Fractionation of Inorganic and Organic Phosphorus in Virgin and Cultivated Soils1

  1. A. N. Sharpley and
  2. S. J. Smith2

Abstract

Abstract

Amounts of phosphorus (P) in inorganic and organic pools were determined for three noncalcareous and five calcareous surface soils (0–150 mm) which had been cultivated for at least 15 yr, and their virgin analogues, to ascertain if relative pool sizes or soil P fertility are being changed by cultivation and associated fertilizer application. The soils were representative of major agricultural areas of the USA, with total P concentrations ranging from 200 to 1920 mg kg−1 (approximately 50% inorganic P) and P applications from 0 to 90 kg ha−1 yr−1. P forms in the pools and extractants used were as follows: inorganic P; loosely-bound (1.0M NH4Cl), nonoccluded (0.5M NH4F + 0.1M NaOH), occluded (citrate-dithionite-bicarbonate + 0.5M NH4F + 0.1M NaOH), and Ca bound (1.0M HCl) (calcareous soils only): organic P; labile (0.5M Na HCO3), moderately labile (1.0M H2SO4 + 0.5M NaOH), moderately resistant (0.5M NaOH/HCl soluble), and resistant (0.5M NaOH/HCl insoluble).

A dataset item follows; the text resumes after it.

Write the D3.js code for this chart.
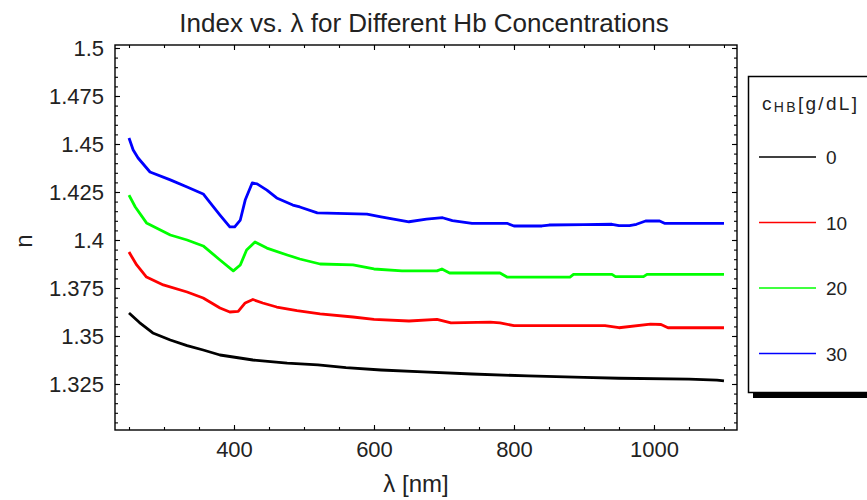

Distribution of inorganic P in virgin noncalcareous soils was, on average, 2% loosely-bound, 52% nonoccluded, and 46% occluded. Cultivation resulted in an increase in nonoccluded and decrease in occluded P. Average distribution in the virgin calcareous soils was 2% loosely-bound, 11% nonoccluded, 9% occluded, and 78% Ca-bound, with no significant change in pool size with cultivation observed. On average, organic P in the virgin soils was 7% labile, 48% moderately labile, 33% moderately resistant, and 12% resistant, with no significant change in relative amounts due to cultivation. A mounts of fertilizer P applied and organic P mineralized and immobilized in stable inorganic P pools during cultivation, were related to P sorption index of the soils. The conversion of organic to inorganic P may be reversed by management practices allowing a build up of soil organic matter. Since little change in amounts of loosely-bound inorganic and labile organic P was observed during cultivation, the more stable pools may represent a better estimate of long-term soil fertility.